For now, Harris’ more than 200 hens produce about 600 eggs a week. Harris sells them, by the dozen, online and Sundays at the Kailua Farmers Market. “Sometimes I sell out by the time we open,” Harris said. ‘We take a lot of pre-orders.”
Harris said he has Rhode Island Reds that lay large brown eggs, and Ameraucana hens that produce multi-colored eggs. The blue eggs are smaller than the brown ones but have more yolk.
Harris said he has maintained the same price through the years: $10 for a dozen brown eggs, $15 for 12 blue eggs, and $12 for a mix of six brown eggs and six blue eggs.
“Our eggs are pretty fresh,” Harris said, noting he once sold several dozen to the captain of a fishing boat. “He put them on his boat for his crew. The refrigerator is pretty cold, of course, and he said he had the eggs from us for several months. And they were still good, still fresh, when they ate ’em. They still had that little ‘mountain.’”
Harris said a visual test is after cracking an egg, if the yolk is formed into a “bubble,” it is edible. A flat yolk is considered an old egg.
Harris said the roosters are used to increase the flock. If there is an imbalance, some of the roosters are sold.
“You know how some put hormones in the chicken?” Harris said. “We don’t do any of that. We know the meat is really good, really healthy.”
Harris said sales of the eggs are used to buy feed or purchase hatchlings.

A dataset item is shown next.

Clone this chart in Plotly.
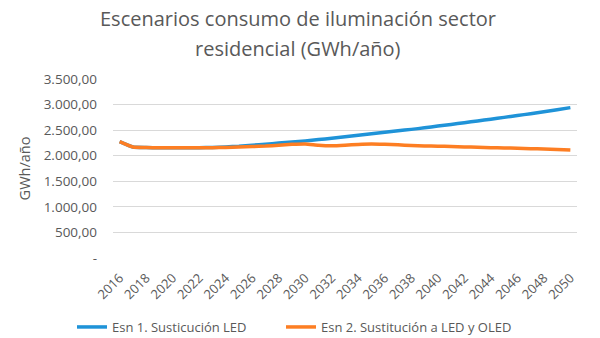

Harris, like Lelie, always had an interest in essentially growing and raising his own food. “I’m from the South,” said Harris, who grew up in Louisiana. “I’ve dealt with animals and hard work and planting stuff. I understand that. I didn’t think I’d be a chicken farmer. I thought I’d have a few chickens in the yard, nothing to this extreme. But it kind of makes sense. It comes full circle.”
Harris also is seeking to expanding his business to include growing fruit. After all — drum roll — he does not want to put all his proverbial eggs in one basket.